Une des belles choses de ce nouvel album est que vous y renouez avec Sly & Robbie, sans doute la meilleure section rythmique du monde!

Oui et ils jouent live, sans ordinateur. Ils sont fantastiques, on est comme frères et s£urs. Et le disque est dédié à Alex Sadkin (4): je voulais qu’on se rappelle de lui. Well Well Well va dans ce sens. J’ai perdu mon père pendant l’enregistrement du disque, il était évêque et est mort en bonne santé à 84 ans, victime d’une erreur de transfusion de sang à l’hôpital. C’était… spécial. Je lui ai écrit cette chanson Beautiful Death qui sera sur le prochain album: que personne ne me pique le titre maintenant, Motherfuckers! ( elle éclate de rire).

Vous êtes devenue plus sentimentale avec ce disque!

Oui, c’est vrai. J’avais écrit Inside Story ( Ndlr: album de 1986) à Los Angeles dans cette option « documentaire » mais pas avec la même sensibilité que celui-ci!

Comment avez-vous digéré votre succès massif des années 80?

Je suis toujours reconnue dans la rue. Je ne fais pas de distinction entre la reconnaissance de ces années-là et ce qui est arrivé plus tard, j’ai toujours été extrêmement occupée, je suis passée dans l’underground, mais je n’ai jamais arrêté les prestations privées. Le fait que j’ai été à un moment massivement reconnue, c’est parce que j’avais décidé de partir en campagne, de me présenter aux présidentielles… ( sourire).

Comment réagissez-vous à certaines photos absolument extravagantes de vous à cette période?

Les images sont artistiques et sont donc supposées être en-dehors du temps.

Vous avez coécrit Sunset Sunrise avec votre fils Paulo: qu’est-ce que cela fait d’être le fils de Grace Jones?

Je ne l’ai jamais élevé dans l’esprit d’être le « fils de Grace ». Il est Paulo, je suis Grace, c’est tout.
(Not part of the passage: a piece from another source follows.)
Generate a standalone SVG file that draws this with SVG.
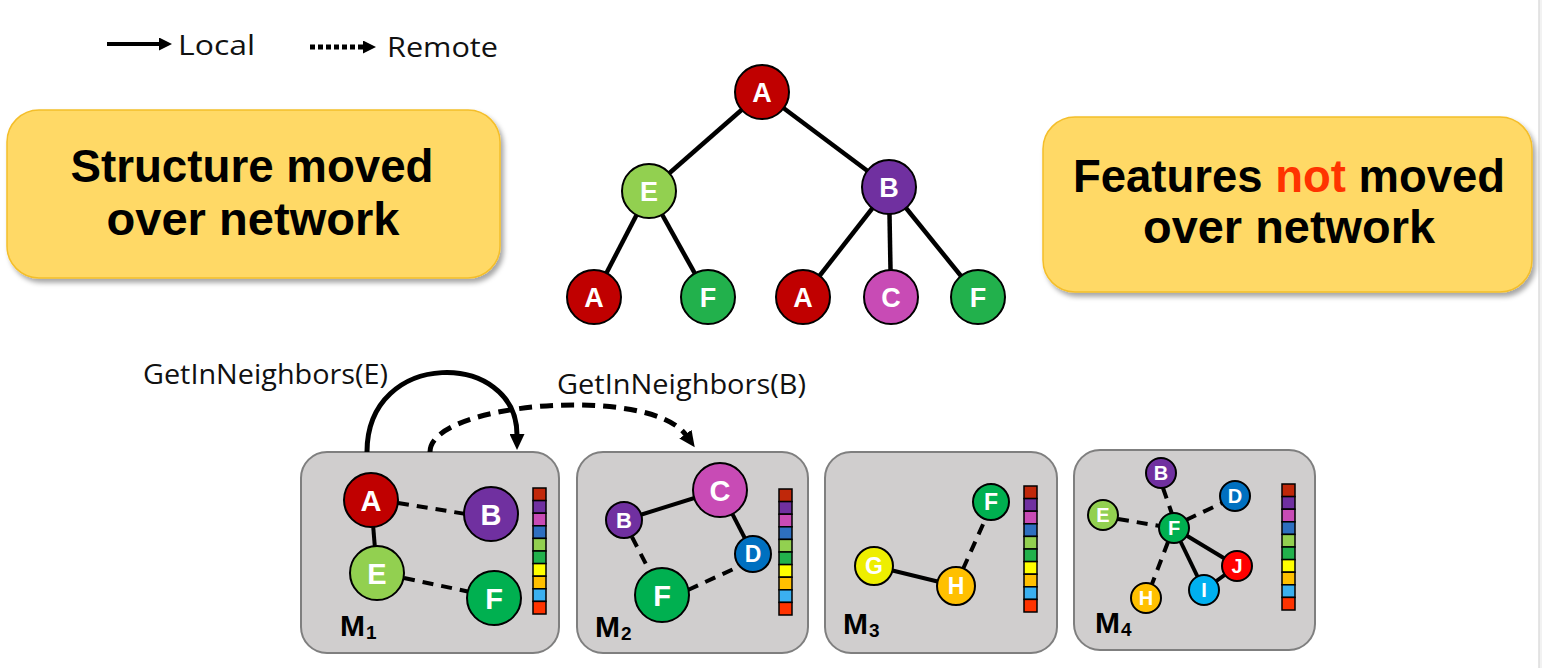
<svg xmlns="http://www.w3.org/2000/svg" xmlns:xlink="http://www.w3.org/1999/xlink" width="1542" height="668" viewBox="0 0 1542 668">
<style>
.lbl{font-family:"Open Sans","Liberation Sans",sans-serif;font-size:28px;fill:#111}
.big{font-family:"Liberation Sans",Arial,sans-serif;font-weight:bold;font-size:46px;fill:#000;text-anchor:middle}
.nl{font-family:"Liberation Sans",Arial,sans-serif;font-weight:bold;fill:#fff;text-anchor:middle}
.e{stroke:#000;stroke-width:4.5;fill:none}
.a{stroke:#000;stroke-width:5;fill:none}
.s{stroke:#000;stroke-width:4;fill:none}
.d{stroke:#000;stroke-width:4;fill:none;stroke-dasharray:11 8}
.nc{stroke:#000;stroke-width:2}
.mbox{fill:#D0CECE;stroke:#7F7F7F;stroke-width:2}
.ybox{fill:#FFD966;stroke:#F4BE2A;stroke-width:1.5}
.ml{font-family:"Liberation Sans",Arial,sans-serif;font-weight:bold;font-size:30px;fill:#000}
.cell{stroke:#000;stroke-width:1.5}
</style>
<defs>
<marker id="ah" markerUnits="userSpaceOnUse" markerWidth="17" markerHeight="15" refX="1" refY="7.5" orient="auto">
<path d="M0,0 L16,7.5 L0,15 z" fill="#000"/>
</marker>
<marker id="ahs" markerUnits="userSpaceOnUse" markerWidth="14" markerHeight="13" refX="1" refY="6.5" orient="auto">
<path d="M0,0 L13,6.5 L0,13 z" fill="#000"/>
</marker>
<filter id="sh" x="-10%" y="-10%" width="125%" height="130%">
<feDropShadow dx="3" dy="4" stdDeviation="2.5" flood-color="#000" flood-opacity="0.35"/>
</filter>
<g id="bar">
<rect class="cell" x="0" y="0" width="13" height="12.6" fill="#C0280A"/>
<rect class="cell" x="0" y="12.6" width="13" height="12.6" fill="#7030A0"/>
<rect class="cell" x="0" y="25.2" width="13" height="12.6" fill="#C84BB5"/>
<rect class="cell" x="0" y="37.8" width="13" height="12.6" fill="#2E6FC0"/>
<rect class="cell" x="0" y="50.4" width="13" height="12.6" fill="#92D050"/>
<rect class="cell" x="0" y="63" width="13" height="12.6" fill="#22B14C"/>
<rect class="cell" x="0" y="75.6" width="13" height="12.6" fill="#FFFF00"/>
<rect class="cell" x="0" y="88.2" width="13" height="12.6" fill="#FFC000"/>
<rect class="cell" x="0" y="100.8" width="13" height="12.6" fill="#3BB0F0"/>
<rect class="cell" x="0" y="113.4" width="13" height="12.6" fill="#FF3300"/>
</g>
</defs>
<rect x="0" y="0" width="1542" height="668" fill="#fff"/>
<rect x="1539" y="0" width="3" height="668" fill="#F2F2F2"/>
<line x1="1539" y1="0" x2="1539" y2="668" stroke="#DCDCDC" stroke-width="1.5"/>

<!-- legend -->
<g id="legend">
<line x1="107" y1="44" x2="160" y2="44" stroke="#000" stroke-width="4" marker-end="url(#ahs)"/>
<text class="lbl" x="178" y="55" textLength="77" lengthAdjust="spacingAndGlyphs">Local</text>
<line x1="310" y1="47" x2="364" y2="47" stroke="#000" stroke-width="5" stroke-dasharray="5 3" marker-end="url(#ahs)"/>
<text class="lbl" x="387" y="57" textLength="111" lengthAdjust="spacingAndGlyphs">Remote</text>
</g>

<!-- yellow boxes -->
<g id="box-structure">
<rect class="ybox" x="7" y="110" width="493" height="168" rx="32" filter="url(#sh)"/>
<text class="big" x="252" y="182" textLength="363" lengthAdjust="spacingAndGlyphs">Structure moved</text>
<text class="big" x="253" y="235" textLength="293" lengthAdjust="spacingAndGlyphs">over network</text>
</g>
<g id="box-features">
<rect class="ybox" x="1043" y="117" width="489" height="175" rx="32" filter="url(#sh)"/>
<text class="big" x="1289" y="192" textLength="432" lengthAdjust="spacingAndGlyphs">Features <tspan fill="#FF3300">not</tspan> moved</text>
<text class="big" x="1289" y="243" textLength="292" lengthAdjust="spacingAndGlyphs">over network</text>
</g>

<!-- machine boxes -->
<g id="M1">
<rect class="mbox" x="301" y="452" width="258" height="201" rx="26"/>
<use xlink:href="#bar" x="533" y="488"/>
<text class="ml" x="340" y="636">M<tspan font-size="19" dx="1" dy="3">1</tspan></text>
</g>
<g id="M2">
<rect class="mbox" x="577" y="452" width="231" height="201" rx="26"/>
<use xlink:href="#bar" x="779" y="489"/>
<text class="ml" x="595" y="637">M<tspan font-size="19" dx="1" dy="3">2</tspan></text>
</g>
<g id="M3">
<rect class="mbox" x="825" y="452" width="232" height="201" rx="26"/>
<use xlink:href="#bar" x="1024" y="486"/>
<text class="ml" x="843" y="634">M<tspan font-size="19" dx="1" dy="3">3</tspan></text>
</g>
<g id="M4">
<rect class="mbox" x="1074" y="450" width="241" height="200" rx="26"/>
<use xlink:href="#bar" x="1282" y="484"/>
<text class="ml" x="1095" y="633">M<tspan font-size="19" dx="1" dy="3">4</tspan></text>
</g>

<!-- connectors -->
<g id="connectors">
<!-- tree -->
<line class="e" x1="762" y1="92" x2="649" y2="191"/>
<line class="e" x1="762" y1="92" x2="889" y2="187"/>
<line class="e" x1="649" y1="191" x2="594" y2="297"/>
<line class="e" x1="649" y1="191" x2="708" y2="297"/>
<line class="e" x1="889" y1="187" x2="803" y2="297"/>
<line class="e" x1="889" y1="187" x2="891" y2="297"/>
<line class="e" x1="889" y1="187" x2="978" y2="297"/>
<!-- M1 -->
<line class="s" x1="371" y1="500" x2="377" y2="573"/>
<line class="d" x1="398" y1="503" x2="466" y2="514"/>
<line class="d" x1="404" y1="578" x2="470" y2="592"/>
<!-- M2 -->
<line class="s" x1="624" y1="520" x2="720" y2="490"/>
<line class="s" x1="720" y1="490" x2="753" y2="554"/>
<line class="d" x1="632" y1="537" x2="650" y2="572"/>
<line class="d" x1="688" y1="590" x2="740" y2="566"/>
<!-- M3 -->
<line class="s" x1="874" y1="566" x2="956" y2="586"/>
<line class="d" x1="963" y1="569" x2="985" y2="520"/>
<!-- M4 -->
<line class="d" x1="1163" y1="488" x2="1172" y2="514"/>
<line class="d" x1="1118" y1="519" x2="1160" y2="526"/>
<line class="d" x1="1186" y1="520" x2="1222" y2="503"/>
<line class="d" x1="1168" y1="542" x2="1152" y2="584"/>
<line class="s" x1="1174" y1="528" x2="1237" y2="566"/>
<line class="s" x1="1174" y1="528" x2="1204" y2="590"/>
<line class="s" x1="1204" y1="590" x2="1237" y2="566"/>
<!-- calls -->
<path class="a" d="M367,452 C367,348 517,350 517,435" marker-end="url(#ah)"/>
<path class="a" d="M430,452 C430,402 650,385 686,435" stroke-dasharray="13 8" marker-end="url(#ah)"/>
</g>

<g id="call-labels">
<text class="lbl" x="143" y="384" font-size="27" textLength="245" lengthAdjust="spacingAndGlyphs">GetInNeighbors(E)</text>
<text class="lbl" x="557" y="394" font-size="27" textLength="249" lengthAdjust="spacingAndGlyphs">GetInNeighbors(B)</text>
</g>

<!-- tree nodes -->
<g id="t-A0"><circle class="nc" cx="762" cy="92" r="27" fill="#C00000"/><text class="nl" x="762" y="102" font-size="27">A</text></g>
<g id="t-E"><circle class="nc" cx="649" cy="191" r="27" fill="#92D050"/><text class="nl" x="649" y="201" font-size="27">E</text></g>
<g id="t-B"><circle class="nc" cx="889" cy="187" r="27" fill="#7030A0"/><text class="nl" x="889" y="197" font-size="27">B</text></g>
<g id="t-A1"><circle class="nc" cx="594" cy="297" r="27" fill="#C00000"/><text class="nl" x="594" y="307" font-size="27">A</text></g>
<g id="t-F1"><circle class="nc" cx="708" cy="297" r="27" fill="#22B14C"/><text class="nl" x="708" y="307" font-size="27">F</text></g>
<g id="t-A2"><circle class="nc" cx="803" cy="297" r="27" fill="#C00000"/><text class="nl" x="803" y="307" font-size="27">A</text></g>
<g id="t-C"><circle class="nc" cx="891" cy="297" r="27" fill="#C84BB5"/><text class="nl" x="891" y="307" font-size="27">C</text></g>
<g id="t-F2"><circle class="nc" cx="978" cy="297" r="27" fill="#22B14C"/><text class="nl" x="978" y="307" font-size="27">F</text></g>

<!-- M1 nodes -->
<g id="m1-A"><circle class="nc" cx="371" cy="500" r="27" fill="#C00000"/><text class="nl" x="371" y="511" font-size="29">A</text></g>
<g id="m1-B"><circle class="nc" cx="491" cy="514" r="27" fill="#7030A0"/><text class="nl" x="491" y="525" font-size="29">B</text></g>
<g id="m1-E"><circle class="nc" cx="377" cy="573" r="27" fill="#92D050"/><text class="nl" x="377" y="584" font-size="29">E</text></g>
<g id="m1-F"><circle class="nc" cx="494" cy="598" r="27" fill="#00B050"/><text class="nl" x="494" y="609" font-size="29">F</text></g>

<!-- M2 nodes -->
<g id="m2-C"><circle class="nc" cx="720" cy="490" r="27" fill="#C84BB5"/><text class="nl" x="720" y="501" font-size="29">C</text></g>
<g id="m2-B"><circle class="nc" cx="624" cy="520" r="18" fill="#7030A0"/><text class="nl" x="624" y="528" font-size="22">B</text></g>
<g id="m2-D"><circle class="nc" cx="753" cy="554" r="18" fill="#0070C0"/><text class="nl" x="753" y="562" font-size="23">D</text></g>
<g id="m2-F"><circle class="nc" cx="662" cy="595" r="27" fill="#00B050"/><text class="nl" x="662" y="606" font-size="29">F</text></g>

<!-- M3 nodes -->
<g id="m3-F"><circle class="nc" cx="991" cy="502" r="18" fill="#00B050"/><text class="nl" x="991" y="510" font-size="23">F</text></g>
<g id="m3-G"><circle class="nc" cx="874" cy="566" r="19" fill="#EEEE00"/><text class="nl" x="874" y="574" font-size="23">G</text></g>
<g id="m3-H"><circle class="nc" cx="956" cy="586" r="19" fill="#FFC000"/><text class="nl" x="956" y="594" font-size="23">H</text></g>

<!-- M4 nodes -->
<g id="m4-B"><circle class="nc" cx="1161" cy="473" r="15" fill="#7030A0"/><text class="nl" x="1161" y="480" font-size="20">B</text></g>
<g id="m4-D"><circle class="nc" cx="1235" cy="496" r="15" fill="#0070C0"/><text class="nl" x="1235" y="503" font-size="20">D</text></g>
<g id="m4-E"><circle class="nc" cx="1103" cy="515" r="15" fill="#92D050"/><text class="nl" x="1103" y="522" font-size="20">E</text></g>
<g id="m4-F"><circle class="nc" cx="1174" cy="528" r="15" fill="#00B050"/><text class="nl" x="1174" y="535" font-size="20">F</text></g>
<g id="m4-J"><circle class="nc" cx="1237" cy="566" r="15" fill="#FF0000"/><text class="nl" x="1237" y="573" font-size="20">J</text></g>
<g id="m4-I"><circle class="nc" cx="1204" cy="590" r="15" fill="#00B0F0"/><text class="nl" x="1204" y="597" font-size="20">I</text></g>
<g id="m4-H"><circle class="nc" cx="1146" cy="598" r="15" fill="#FFC000"/><text class="nl" x="1146" y="605" font-size="20">H</text></g>
</svg>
Il est unique puisqu’il fait des choses que ni moi ni son père ( Ndlr: Jean-Paul Goude) ne pouvons faire. On travaille ensemble depuis longtemps: il a plus de vingt-cinq ans mais je ne vous dirai pas son âge exact! ( elle rit).

En vous voyant aujourd’hui (le tricorne, l’écharpe), on peut dire que vous vous intéressez toujours à la mode vestimentaire, non?

Absolument. Ma mère était couturière et tous les enfants faisaient du crochet et de la broderie de façon professionnelle. Depuis toute petite, j’ai toujours fait les patrons de Saint-Laurent ou de Givenchy et je suis vachement bonne, même si je n’ai plus beaucoup de temps.

Quelle est l’importance de la voix, de la scène?

La scène est importante, je la préfère au studio parce qu’elle permet de réparer tout dans l’action, d’améliorer la chanson. C’est dans le moment, le live n’est jamais pareil.

(1) Black Marilyn et Force Of Nature, datés de 1994 et 1998, restent inédits à ce jour.

(2) Hymne chrétien écrit par un Anglais à la fin du 18e devenu la chanson-symbole des communautés noires américaines au vingtième siècle.

(3) En 1981, Grace superstar frappe le présentateur de ce talk-show de la BBC qui a l’audace de lui tourner le dos.

(4) Producteur et ingénieur du son américain ayant travaillé sur les meilleurs albums de Jones, se tue en 1987 à l’âge de 38 ans dans un accident de moto aux Bahamas.